Given problem =
Every line from the one with "Generate a Python" to the one with "350, 400, 450]", including those two, is to be copied exactly; all other lines of the entries below are left out.

— START Data entries —

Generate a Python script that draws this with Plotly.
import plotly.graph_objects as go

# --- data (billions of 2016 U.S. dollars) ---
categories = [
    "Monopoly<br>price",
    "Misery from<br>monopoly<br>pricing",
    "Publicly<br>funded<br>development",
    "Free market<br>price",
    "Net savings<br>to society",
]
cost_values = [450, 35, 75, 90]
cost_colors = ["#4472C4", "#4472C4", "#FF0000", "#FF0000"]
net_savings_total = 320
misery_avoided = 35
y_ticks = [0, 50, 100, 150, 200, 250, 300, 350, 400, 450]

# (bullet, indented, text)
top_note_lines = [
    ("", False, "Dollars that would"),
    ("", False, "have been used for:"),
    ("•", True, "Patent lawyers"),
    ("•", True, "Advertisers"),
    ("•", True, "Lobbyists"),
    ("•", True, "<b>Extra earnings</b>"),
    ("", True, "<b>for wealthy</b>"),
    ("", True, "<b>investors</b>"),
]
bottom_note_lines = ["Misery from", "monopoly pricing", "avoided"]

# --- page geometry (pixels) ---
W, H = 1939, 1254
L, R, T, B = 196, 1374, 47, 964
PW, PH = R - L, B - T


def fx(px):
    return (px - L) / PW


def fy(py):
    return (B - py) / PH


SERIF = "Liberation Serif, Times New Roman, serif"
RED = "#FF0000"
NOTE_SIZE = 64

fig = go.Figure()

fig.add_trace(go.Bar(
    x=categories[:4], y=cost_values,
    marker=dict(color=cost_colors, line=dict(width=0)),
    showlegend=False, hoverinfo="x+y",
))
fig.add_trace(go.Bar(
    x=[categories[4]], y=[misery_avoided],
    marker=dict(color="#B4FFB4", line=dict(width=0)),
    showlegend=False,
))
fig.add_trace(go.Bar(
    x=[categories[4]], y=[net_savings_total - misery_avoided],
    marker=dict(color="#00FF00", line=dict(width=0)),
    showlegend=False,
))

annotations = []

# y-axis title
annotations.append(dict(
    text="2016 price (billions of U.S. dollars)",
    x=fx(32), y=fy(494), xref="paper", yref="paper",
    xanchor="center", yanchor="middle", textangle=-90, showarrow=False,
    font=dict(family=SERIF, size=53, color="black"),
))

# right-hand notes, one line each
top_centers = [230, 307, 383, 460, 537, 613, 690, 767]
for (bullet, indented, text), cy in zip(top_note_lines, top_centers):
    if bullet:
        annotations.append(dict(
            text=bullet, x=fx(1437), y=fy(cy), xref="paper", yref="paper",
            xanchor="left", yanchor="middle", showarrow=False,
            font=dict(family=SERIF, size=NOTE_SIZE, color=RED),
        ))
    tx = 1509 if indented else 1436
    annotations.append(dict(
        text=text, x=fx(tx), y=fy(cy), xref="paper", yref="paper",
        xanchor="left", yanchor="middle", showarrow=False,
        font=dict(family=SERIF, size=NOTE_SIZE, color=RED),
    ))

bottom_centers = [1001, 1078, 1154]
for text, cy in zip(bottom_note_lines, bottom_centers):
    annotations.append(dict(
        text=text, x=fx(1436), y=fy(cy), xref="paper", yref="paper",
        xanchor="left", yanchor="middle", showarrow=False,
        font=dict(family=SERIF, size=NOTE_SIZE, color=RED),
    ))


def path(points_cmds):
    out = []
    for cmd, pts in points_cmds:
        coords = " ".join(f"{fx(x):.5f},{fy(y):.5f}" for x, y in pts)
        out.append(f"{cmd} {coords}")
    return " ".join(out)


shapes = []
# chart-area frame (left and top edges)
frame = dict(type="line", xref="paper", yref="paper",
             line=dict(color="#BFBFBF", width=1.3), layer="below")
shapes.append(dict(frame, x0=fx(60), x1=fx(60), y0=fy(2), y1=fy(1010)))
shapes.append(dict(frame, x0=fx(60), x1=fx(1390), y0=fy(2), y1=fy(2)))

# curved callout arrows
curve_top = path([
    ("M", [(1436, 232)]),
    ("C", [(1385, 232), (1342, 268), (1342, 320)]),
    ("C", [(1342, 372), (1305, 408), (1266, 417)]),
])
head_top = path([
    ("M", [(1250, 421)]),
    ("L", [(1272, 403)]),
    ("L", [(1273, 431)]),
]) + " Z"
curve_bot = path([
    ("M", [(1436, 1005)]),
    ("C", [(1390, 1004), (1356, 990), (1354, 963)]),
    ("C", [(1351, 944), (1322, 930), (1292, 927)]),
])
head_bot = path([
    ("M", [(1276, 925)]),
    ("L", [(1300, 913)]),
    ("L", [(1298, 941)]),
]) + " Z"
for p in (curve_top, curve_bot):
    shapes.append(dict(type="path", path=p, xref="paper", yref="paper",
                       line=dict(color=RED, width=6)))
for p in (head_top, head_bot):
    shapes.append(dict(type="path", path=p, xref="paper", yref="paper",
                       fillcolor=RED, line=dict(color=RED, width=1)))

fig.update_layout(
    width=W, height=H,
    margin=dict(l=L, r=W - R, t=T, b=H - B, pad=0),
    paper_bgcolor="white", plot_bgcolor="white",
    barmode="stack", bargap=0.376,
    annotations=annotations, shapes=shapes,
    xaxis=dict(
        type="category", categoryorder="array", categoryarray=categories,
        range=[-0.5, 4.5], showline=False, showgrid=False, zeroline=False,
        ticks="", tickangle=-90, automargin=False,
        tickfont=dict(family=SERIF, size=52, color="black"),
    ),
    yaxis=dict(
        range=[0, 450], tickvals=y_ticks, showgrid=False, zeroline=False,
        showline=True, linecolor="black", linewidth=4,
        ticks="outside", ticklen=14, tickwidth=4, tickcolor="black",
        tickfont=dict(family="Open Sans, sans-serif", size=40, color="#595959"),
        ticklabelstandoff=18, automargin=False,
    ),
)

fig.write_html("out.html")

— END Data entries —
— START Data entries —

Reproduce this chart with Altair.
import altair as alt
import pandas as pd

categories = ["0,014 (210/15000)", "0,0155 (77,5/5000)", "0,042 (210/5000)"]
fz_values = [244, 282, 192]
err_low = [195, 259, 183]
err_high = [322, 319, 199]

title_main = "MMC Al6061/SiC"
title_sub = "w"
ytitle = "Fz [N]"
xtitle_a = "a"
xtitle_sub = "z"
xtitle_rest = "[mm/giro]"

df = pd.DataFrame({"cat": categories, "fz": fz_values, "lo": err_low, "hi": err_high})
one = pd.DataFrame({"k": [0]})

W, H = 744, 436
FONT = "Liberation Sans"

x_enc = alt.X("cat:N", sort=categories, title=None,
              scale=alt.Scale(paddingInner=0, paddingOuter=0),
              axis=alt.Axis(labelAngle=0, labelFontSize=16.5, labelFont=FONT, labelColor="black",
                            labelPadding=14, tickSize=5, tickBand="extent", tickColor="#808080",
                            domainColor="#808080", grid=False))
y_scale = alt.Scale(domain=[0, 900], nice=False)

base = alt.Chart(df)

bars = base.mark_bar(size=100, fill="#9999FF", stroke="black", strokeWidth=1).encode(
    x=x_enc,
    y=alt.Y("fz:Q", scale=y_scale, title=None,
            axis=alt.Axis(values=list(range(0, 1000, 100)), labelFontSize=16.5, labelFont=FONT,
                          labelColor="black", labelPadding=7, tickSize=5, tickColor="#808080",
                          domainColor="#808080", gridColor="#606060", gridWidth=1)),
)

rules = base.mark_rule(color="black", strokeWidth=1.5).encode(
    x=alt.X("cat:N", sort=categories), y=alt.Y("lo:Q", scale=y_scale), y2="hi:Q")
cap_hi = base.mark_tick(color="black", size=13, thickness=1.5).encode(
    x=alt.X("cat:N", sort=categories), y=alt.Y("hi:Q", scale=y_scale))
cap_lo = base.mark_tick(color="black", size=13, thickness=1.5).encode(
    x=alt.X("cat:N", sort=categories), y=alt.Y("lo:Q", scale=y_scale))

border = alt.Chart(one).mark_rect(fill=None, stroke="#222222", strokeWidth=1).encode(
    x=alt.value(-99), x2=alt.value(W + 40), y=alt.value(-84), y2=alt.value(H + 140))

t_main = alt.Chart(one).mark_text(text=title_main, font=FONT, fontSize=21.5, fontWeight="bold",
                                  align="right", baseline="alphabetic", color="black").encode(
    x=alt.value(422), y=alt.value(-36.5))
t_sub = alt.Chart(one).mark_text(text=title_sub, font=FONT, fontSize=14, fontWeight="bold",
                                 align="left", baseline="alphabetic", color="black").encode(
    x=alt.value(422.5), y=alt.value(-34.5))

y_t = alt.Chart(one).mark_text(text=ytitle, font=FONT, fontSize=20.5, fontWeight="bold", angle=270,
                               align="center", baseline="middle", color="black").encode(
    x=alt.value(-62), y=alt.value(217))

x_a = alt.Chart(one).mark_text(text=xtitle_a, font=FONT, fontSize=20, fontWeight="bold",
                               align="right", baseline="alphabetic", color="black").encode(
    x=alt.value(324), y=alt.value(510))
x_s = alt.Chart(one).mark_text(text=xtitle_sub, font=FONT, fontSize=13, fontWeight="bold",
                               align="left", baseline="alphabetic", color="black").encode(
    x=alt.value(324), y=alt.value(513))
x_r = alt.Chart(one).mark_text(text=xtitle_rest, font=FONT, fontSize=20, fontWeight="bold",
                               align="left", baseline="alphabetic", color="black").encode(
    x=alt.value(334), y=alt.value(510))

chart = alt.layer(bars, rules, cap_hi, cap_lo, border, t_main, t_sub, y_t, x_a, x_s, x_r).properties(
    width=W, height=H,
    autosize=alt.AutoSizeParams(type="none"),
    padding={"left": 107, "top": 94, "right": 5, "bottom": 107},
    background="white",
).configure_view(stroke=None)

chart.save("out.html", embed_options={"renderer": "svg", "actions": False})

— END Data entries —
— START Data entries —

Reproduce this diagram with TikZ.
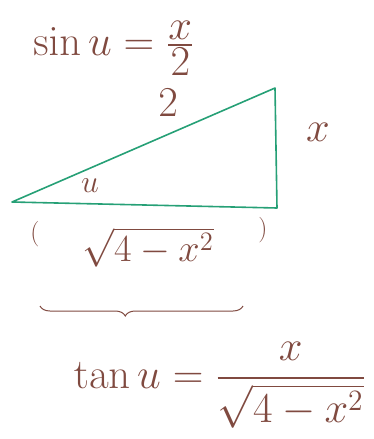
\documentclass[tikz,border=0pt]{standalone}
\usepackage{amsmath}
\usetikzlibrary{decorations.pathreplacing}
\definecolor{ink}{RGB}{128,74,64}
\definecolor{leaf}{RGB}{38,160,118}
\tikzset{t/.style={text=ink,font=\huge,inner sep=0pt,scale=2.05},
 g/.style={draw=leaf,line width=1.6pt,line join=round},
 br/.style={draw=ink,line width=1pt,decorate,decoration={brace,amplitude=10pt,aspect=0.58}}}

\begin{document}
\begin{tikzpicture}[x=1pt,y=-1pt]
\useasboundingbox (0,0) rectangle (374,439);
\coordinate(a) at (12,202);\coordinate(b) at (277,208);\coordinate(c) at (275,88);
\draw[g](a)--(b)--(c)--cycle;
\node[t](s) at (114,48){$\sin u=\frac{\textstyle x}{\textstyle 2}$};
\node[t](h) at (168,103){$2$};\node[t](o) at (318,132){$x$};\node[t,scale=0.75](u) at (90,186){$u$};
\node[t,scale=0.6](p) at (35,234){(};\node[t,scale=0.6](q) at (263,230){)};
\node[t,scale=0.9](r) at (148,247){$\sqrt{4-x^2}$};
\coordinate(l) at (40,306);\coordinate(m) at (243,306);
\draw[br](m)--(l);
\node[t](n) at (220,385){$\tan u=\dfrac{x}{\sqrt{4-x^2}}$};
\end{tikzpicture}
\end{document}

— END Data entries —

The result =
Generate a Python script that draws this with Plotly.
import plotly.graph_objects as go

# --- data (billions of 2016 U.S. dollars) ---
categories = [
    "Monopoly<br>price",
    "Misery from<br>monopoly<br>pricing",
    "Publicly<br>funded<br>development",
    "Free market<br>price",
    "Net savings<br>to society",
]
cost_values = [450, 35, 75, 90]
cost_colors = ["#4472C4", "#4472C4", "#FF0000", "#FF0000"]
net_savings_total = 320
misery_avoided = 35
y_ticks = [0, 50, 100, 150, 200, 250, 300, 350, 400, 450]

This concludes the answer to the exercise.